Indirection, XECUTE Commands, and JOB Commands within Procedures

Name indirection, argument indirection, and XECUTE commands that appear within a procedure are not executed within the scope of the procedure. Thus, XECUTE acts like an implied DO of a subroutine that is outside of the procedure.

Indirection and XECUTE only access public variables. As a result, if indirection or an XECUTE references a variable x, then it references the public variable x regardless of whether or not there is also a private x in the procedure. For example:

 SET x="set a=3" XECUTE x ; sets the public variable a to 3
 SET x="label1" DO @x ; accesses the public subroutine label1

Similarly, a reference to a label within indirection or an XECUTE is to a label outside of the procedure. Hence GOTO @A is not supported within a procedure, since a GOTO from within a procedure must be to a label within the procedure.
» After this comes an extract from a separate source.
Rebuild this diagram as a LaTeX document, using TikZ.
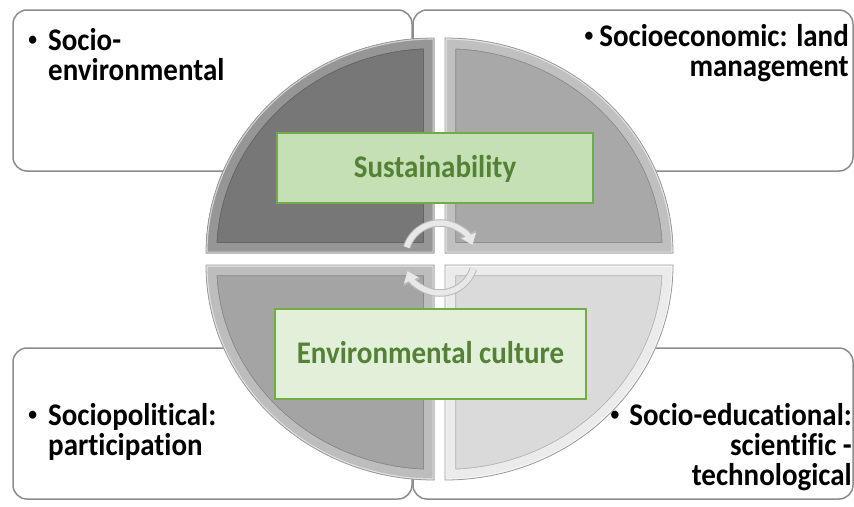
\documentclass[tikz,border=0pt]{standalone}
\usepackage{fontspec}
\setmainfont{Carlito}[FakeStretch=0.92, Ligatures=NoCommon]
\usetikzlibrary{arrows.meta}
\definecolor{boxline}{HTML}{8C8C8C}
\definecolor{grnline}{HTML}{70AD47}
\definecolor{grntext}{HTML}{538135}
\definecolor{grnA}{HTML}{C5E0B4}
\definecolor{grnB}{HTML}{E2F0D9}
\definecolor{qTL}{HTML}{777777}
\definecolor{qTLb}{HTML}{969696}
\definecolor{qTR}{HTML}{A8A8A8}
\definecolor{qTRb}{HTML}{C0C0C0}
\definecolor{qBL}{HTML}{A4A4A4}
\definecolor{qBLb}{HTML}{BDBDBD}
\definecolor{qBR}{HTML}{DADADA}
\definecolor{qBRb}{HTML}{EBEBEB}
\tikzset{
  sidebox/.style={draw=boxline, line width=1.5pt, rounded corners=14pt, fill=white},
  greenbox/.style={draw=grnline, line width=2.5pt, inner sep=0pt, text=grntext,
    font=\fontsize{31.5}{30}\selectfont\bfseries, text height=18pt, text depth=0pt},
  itemtext/.style={inner sep=0pt, font=\fontsize{31.5}{30}\selectfont\bfseries, text=black},
  cyclearrow/.style={line width=5.5pt, draw=gray!18, -{Triangle[length=10pt,width=15pt]},
    preaction={draw=gray!55, line width=7.5pt, -{Triangle[length=12pt,width=18pt]}}}
}
\newcommand{\quadrant}[3]{%
  \begin{scope}
    \fill[#2] #1;
    \clip #1;
    \draw[line width=22pt, #2!80!black] #1;
    \draw[line width=20.5pt, #3] #1;
    \draw[line width=3pt, white!60!#3] #1;
  \end{scope}
  \draw[line width=0.8pt, gray!80] #1;
}
\newcommand{\bul}{\raisebox{5pt}{\fontsize{19}{19}\selectfont•}}
\begin{document}
\begin{tikzpicture}[x=1pt, y=1pt]
\fill[white] (0,0) rectangle (854,-506);
\useasboundingbox (0,0) rectangle (854,-506);
\begin{scope}
\clip (0,0) rectangle (854,-506);
% side boxes
\draw[sidebox] (13,-10) rectangle (412,-171);
\draw[sidebox] (413,-10) rectangle (853,-171);
\draw[sidebox] (13,-348) rectangle (412,-499);
\draw[sidebox] (413,-348) rectangle (853,-499);
% circle quadrants
\quadrant{(434,-253) -- (206,-253) arc[start angle=180, end angle=90, x radius=228, y radius=215] -- cycle}{qTL}{qTLb}
\quadrant{(445,-253) -- (445,-38) arc[start angle=90, end angle=0, x radius=228, y radius=215] -- cycle}{qTR}{qTRb}
\quadrant{(434,-265) -- (206,-265) arc[start angle=180, end angle=270, x radius=228, y radius=215] -- cycle}{qBL}{qBLb}
\quadrant{(445,-265) -- (673,-265) arc[start angle=0, end angle=-90, x radius=228, y radius=215] -- cycle}{qBR}{qBRb}
% green boxes
\node[greenbox, fill=grnA, minimum width=316pt, minimum height=70pt] (sus) at (435,-168) {Sustainability};
\node[greenbox, fill=grnB, minimum width=311pt, minimum height=90pt] (env) at (430.5,-354) {Environmental culture};
% cycle arrows
\coordinate (cyc) at (440,-258);
\draw[cyclearrow] ([shift={(162:35)}]cyc) arc[start angle=162, end angle=22, radius=35];
\draw[cyclearrow] ([shift={(-18:35)}]cyc) arc[start angle=-18, end angle=-158, radius=35];
% texts
\node[itemtext, anchor=base west] (tltext) at (48,-50)
  {\vtop{\halign{#\hfil\cr\llap{\bul\hspace{11pt}}Socio-\cr environmental\cr}}};
\node[itemtext, anchor=base east] (trtext) at (849,-46)
  {\vtop{\halign{\hfil#\cr \bul\hspace{6pt}Socioeconomic: land\cr management\cr}}};
\node[itemtext, anchor=base west] (bltext) at (48,-425)
  {\vtop{\halign{#\hfil\cr\llap{\bul\hspace{11pt}}Sociopolitical:\cr participation\cr}}};
\node[itemtext, anchor=base east] (brtext) at (852,-425)
  {\vtop{\halign{\hfil#\cr \bul\hspace{10pt}Socio-educational:\cr scientific -\cr technological\cr}}};
\end{scope}
\end{tikzpicture}
\end{document}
Other parts of the documentation contain more detail on indirection and the XECUTE command.

Similarly, when you issue a JOB command within a procedure, it starts a child process that is outside the method. This means that for code such as the following:

    KILL ^MyVar
    JOB MyLabel
    QUIT $$$OK
MyLabel
    SET ^MyVar=1
    QUIT

In order for the child process to be able to see the label, the method or the class cannot be contained in a procedure block.